Updated May 26, 2021

Emission Trading Schemes see record high for tonne of carbon

The cost of carbon allowances has soared to a record high in both the EU Emissions Trading Scheme (ETS) and the newly formed UK ETS.

Emission trading schemes assign a cost on carbon dioxide for some of the most highly polluting industries from power stations to aviation and is a key tool used to try and combat climate change and reduce greenhouse gases. The EU ETS was the world's first international scheme of its kind. It works on a cap and trade basis, so each year a limit is set on the total greenhouse gas emissions allowed by all participants in the ETS, this cap is then set out as tradeable emission allowances.

These allowances are allocated to participants with some also available to purchase through auctions.
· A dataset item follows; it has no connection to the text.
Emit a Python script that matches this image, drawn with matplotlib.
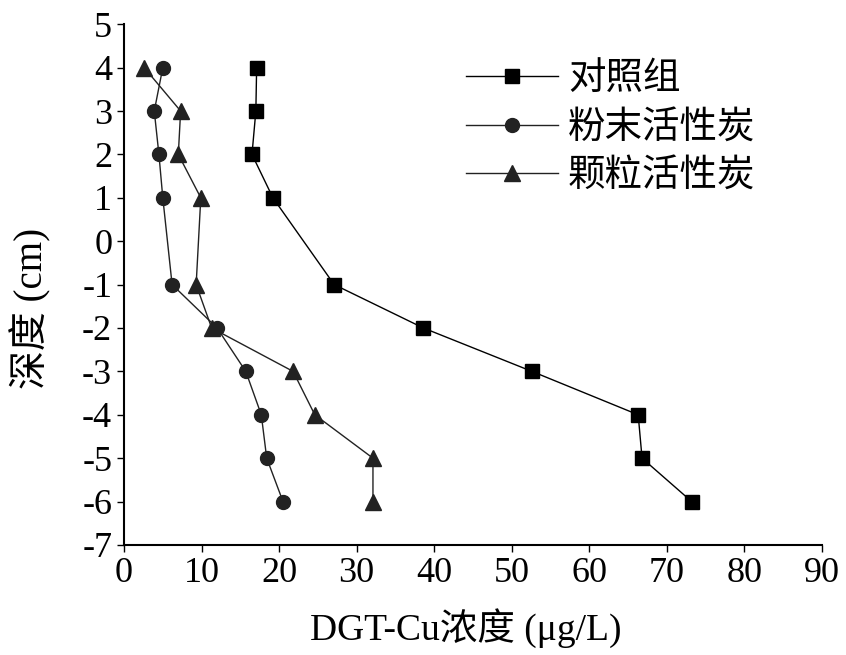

One allowance enables the holder to emit one tonne of CO2 or equivalent emissions in that year. Participants must monitor and report their emissions for each year, surrendering enough allowances to cover their emissions.

Some organisations may require more allowances in a given year, others may have excess allowances they don't need, these allowances have a monetary value assigned to them and so can be traded on the market. Each year the amount of available allowances is reduced in order to work towards carbon reduction targets to cut greenhouse gas emissions.

In Europe the cost of a carbon credit under the EU ETS reached a record-breaking €50 for the first time ever this May. To put into context how much this has increased, in December 2020 the price of carbon (per tonne) had never traded consistently above €30. The average price of carbon in May 2019/2020 was €25 per tonne.

This increase is a trend that is anticipated to continue as the availability of carbon allowances continues to be restricted, and the continued push to net zero emissions.

Interestingly this year saw the first auctioning of allowances under the UK ETS - the UK set up its own ETS after leaving the EU ETS that happened when the UK officially withdrew from the European Union. The cost of a carbon allowance in the newly formed UK ETS has beaten that of the record breaking EU price, coming in at £50 a tonne.

Dr Jonathan Marshall, Head of Analysis at the Energy and Climate Intelligence Unit, commented on the first UK emissions auction: "The first UK emissions auction clearing close to EU prices will bring a sigh of relief for industry and for policy makers."

"Clearing this first hurdle means attention can be turned to the future, taking decisive action to end free permits that undermine the whole purpose of carbon pricing, setting a net zero-aligned trajectory and thoroughly assessing a link with the EU scheme. The Government has made it clear that it wants carbon pricing to be part of the journey to net zero, this is the opportunity to make that happen."